Reports on a study on the difference between the intensity of human
emotions and the manner of expressing it through facial expressions.
Impact of the difference on interpersonal relationships; Factors for the
difference.
By
PT Staff, published on September 01, 1995
You scowl at your husband for leaving the faucet dripping, but an
hour laterhe does it again. Doesn't he realize how much it annoys you?
The anger on your face was plain as day.
Well, maybe not. Our emotions don't come across as clearly on our
faces as we think, say two Dartmouth psychologists. They videotaped
undergraduates who were watching funny film clips. Afterwards the
students estimated how expressive their faces had been as they laughed,
and judges rated the students's amusement level by reviewing their
reactions on video.
Where students thought they had guffawed, observers saw only
chuckles. Upon seeing the tapes themselves, the students had to agree.

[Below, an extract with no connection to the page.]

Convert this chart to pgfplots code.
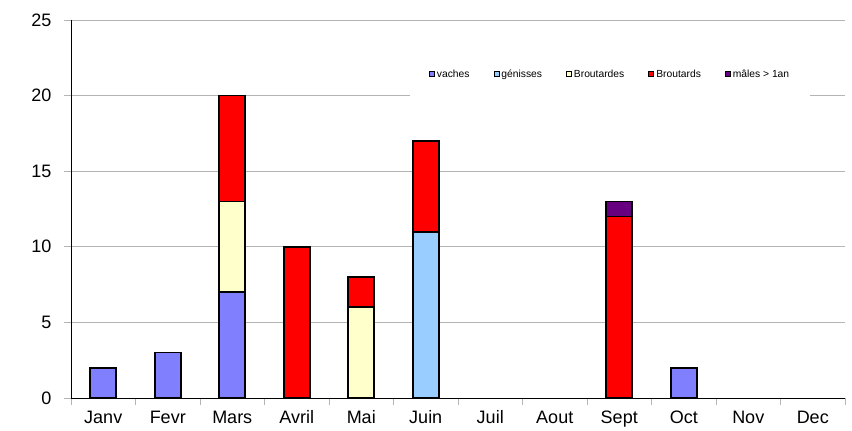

Two-thirds were surprised how unexpressive their mugs were, report Carol
Barr, Ph.D., and Robert Kleck, Ph.D., in the Journal of Personality and
Social Psychology (Vol. 68, No. 4).
The discrepancy between what our faces show and what we think they
show may be even greater for negative emotions like disgust. That can
have serious consequences for a relationship, says Barr: "One partner may
feel like he or she is communicating their sadness or upset. But their
face hasn't shown it." So we may accuse our partner of not caring--when
the real problem is communication. The good news: Improvement is
possible. Barr and Kleck found that people better gauge their facial
expressiveness when they consciously work to communicate emotion.
Why do we so badly judge how much feeling we're getting across?
Perhaps, says Barr, "we're taught in our culture to inhibit our facial
reactions more than we realize." So we're unaware of how much emotion we
automatically mask.
Then again, some folks, particularly hostile ones, simply aren't
very good at reading others' faces, says Western Virginia University
psychologist Kevin T. Larkin, Ph.D. He and Susan McClain measured the
hostility of 100 students, then had them identify the emotions depicted
in a series of slides.
Hostile students were good at identifying anger--but also tended to
see anger where there was only disgust. And they were often blind to
happiness, misreading joyful faces as neutral. The irony: Through such
misinterpretation they miss an antidote to their hostility.